A recent decision of the Saskatchewan Court of King’s Bench, Vern’s Pizza Company Limited v 101011333 Saskatchewan Ltd., has provided some insight into the application of franchise agreement termination clauses and the duty of honest performance in the franchising context.1

In this case, the Court granted summary judgment in favour of the franchisor in finding that the applicable franchise agreement was terminated upon expiry of a lease. The franchisor did not breach their duty of honest performance in respect of that termination because there was no dishonest or malicious intent. Conversely, the franchisee did breach both the franchise agreement and the Trademarks Act through its continued operation of the franchise despite the termination. However, since the franchisee paid all royalties as if the agreement were still in effect, the franchisor was not owed any further compensation.

Overview

Vern’s Pizza Company Ltd. (the “Franchisor”) and 101011333 Saskatchewan Ltd. (the “Franchisee”) entered into an agreement in which the Franchisee would operate two pizza restaurants on premises leased by the Franchisee from third party landlords (the “Franchise Agreement”). The Franchise Agreement operated for over a decade until the landlord of one of the leased premises sold, which resulted in the lease ending. As a result of the loss of the lease, the Franchisor notified the Franchisee that the Franchise Agreement had terminated, but the Franchisee insisted that the agreement was still valid. The Franchisee continued operating the second location, paying all royalties as if the Franchise Agreement was still in force. The Franchisor continued accepting royalty payments for the second location while the parties were in dispute.

The disagreement rested on a contract drafting error. The termination clause did not include the addresses of both location premises, but instead the square-bracketed term “[address of the premises to be used as the restaurant],” an apparent missing entry in the standard form contract. However, the addresses of both locations were included in the definition of “Restaurant” in the same contract. The Franchisor argued that the parties intended both locations to be included in the contract term, while the Franchisee argued that the parties intended that both locations would operate as separate businesses.

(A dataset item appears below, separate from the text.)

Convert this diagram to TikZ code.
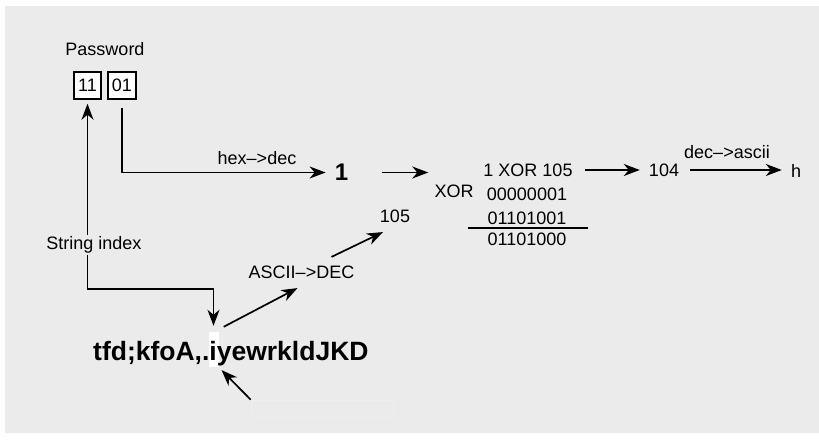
\documentclass[tikz,border=0pt]{standalone}
\usepackage{fontspec}
\setmainfont{Liberation Sans}
\usetikzlibrary{arrows.meta,positioning}
\definecolor{bggray}{HTML}{EBEBEB}
\tikzset{
  lbl/.style={inner sep=0pt,font=\fontsize{18}{21}\selectfont},
  pwbox/.style={draw,line width=1.5pt,fill=white,minimum width=27pt,minimum height=27pt,inner sep=0pt,font=\fontsize{18}{21}\selectfont},
  strtxt/.style={inner sep=0pt,font=\bfseries\fontsize{26.5}{30}\selectfont},
  arr/.style={line width=1.7pt,->}
}

\begin{document}
\begin{tikzpicture}[x=1pt,y=1pt,>={Stealth[length=16pt,width=12pt,inset=5pt]}]
\useasboundingbox (0,0) rectangle (819,439);
\fill[bggray] (5,6) rectangle (819,433);

% password and its two bytes
\node[lbl] (pw) at (105,390) {Password};
\node[pwbox] (p1) at (87.5,353.5) {11};
\node[pwbox,minimum width=28pt] (p2) at (122,353.5) {01};

% key string, picked character on white
\node[fill=white,minimum width=10pt,minimum height=35pt,inner sep=0pt] (chr) at (213.5,89.5) {};
\node[strtxt,anchor=base west] (keystr) at (93,78) {tfd;kfoA,.iyewrkldJKD};
\node[draw=white!15!bggray,line width=0.6pt,minimum width=142pt,minimum height=17pt,inner sep=0pt] (src) at (322,30.5) {};

% values
\node[font=\bfseries\fontsize{24}{28}\selectfont,inner sep=0pt] (one) at (341.5,266.5) {1};
\node[lbl] (n105) at (395,222.5) {105};
\node[lbl] (xorl) at (454,248) {XOR};
\node[lbl] (calc) at (528,269) {1 XOR 105};
\node[lbl] (bina) at (527,244.5) {00000001};
\node[lbl] (binb) at (527,220.5) {01101001};
\node[lbl] (binc) at (527,199.5) {01101000};
\draw[line width=1.5pt] (468,211) -- (588,211);
\node[lbl] (r104) at (664,269) {104};
\node[lbl] (h) at (796,268) {h};

% labels on the arrows
\node[lbl] (hexlbl) at (257,281) {hex–>dec};
\node[lbl] (declbl) at (727,286.5) {dec–>ascii};
\node[lbl] (asc) at (301.5,166.5) {ASCII–>DEC};

% connectors
\coordinate (turn) at (87.5,150);
\draw[arr,<->,shorten <=4pt,shorten >=6pt] (p1.south) -- (turn) -| (chr.north);
\node[lbl,fill=bggray,inner sep=2pt] (idx) at (94,194) {String index};
\draw[arr,shorten <=8pt,shorten >=9pt] (p2.south) |- (one.west);
\draw[arr,shorten <=34pt,shorten >=6pt] (one.east) -- (one.east -| xorl.west);
\draw[arr,shorten <=12pt,shorten >=9pt] (calc.east) -- (calc.east -| r104.west);
\draw[arr,shorten <=11pt,shorten >=9pt] (r104.east) -- (r104.east -| h.west);
\draw[arr] ([shift={(5,5)}]chr.north east) -- ([shift={(-4,-9)}]asc.south);
\draw[arr] ([shift={(-23,9)}]asc.north east) -- ([shift={(-12,-9)}]n105.south);
\draw[arr,shorten >=4pt] (src.north west) -- (chr.south east);
\end{tikzpicture}
\end{document}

The Court declared that the Franchise Agreement terminated when the lease at one of the two franchise locations expired, and issued a permanent injunction requiring the Franchisee to stop operating the location that was presently open. 

The Interpretation of the Franchise Agreement

The Court applied standard contract interpretation principles in finding that the parties’ intent in the Franchise Agreement was that the two locations would operate throughout the Franchise Agreement term. Ending the lease at one location had the result of ending the Franchise Agreement for both locations. The Court followed the guidance in Schnell v. Stene (Heidinger Estate), 2022 SKQB 146 by considering the Franchise Agreement’s plain and ordinary meaning, the context of the entire agreement and the surrounding circumstances.2

Even though the Franchise Agreement term did not include the franchise locations, the Court held that both were intended to be included by assessing the plain and ordinary meaning of the text. The square brackets referencing “restaurant” showed the intent to include both locations, since the term “restaurant” is defined to include both addresses, not a singular location.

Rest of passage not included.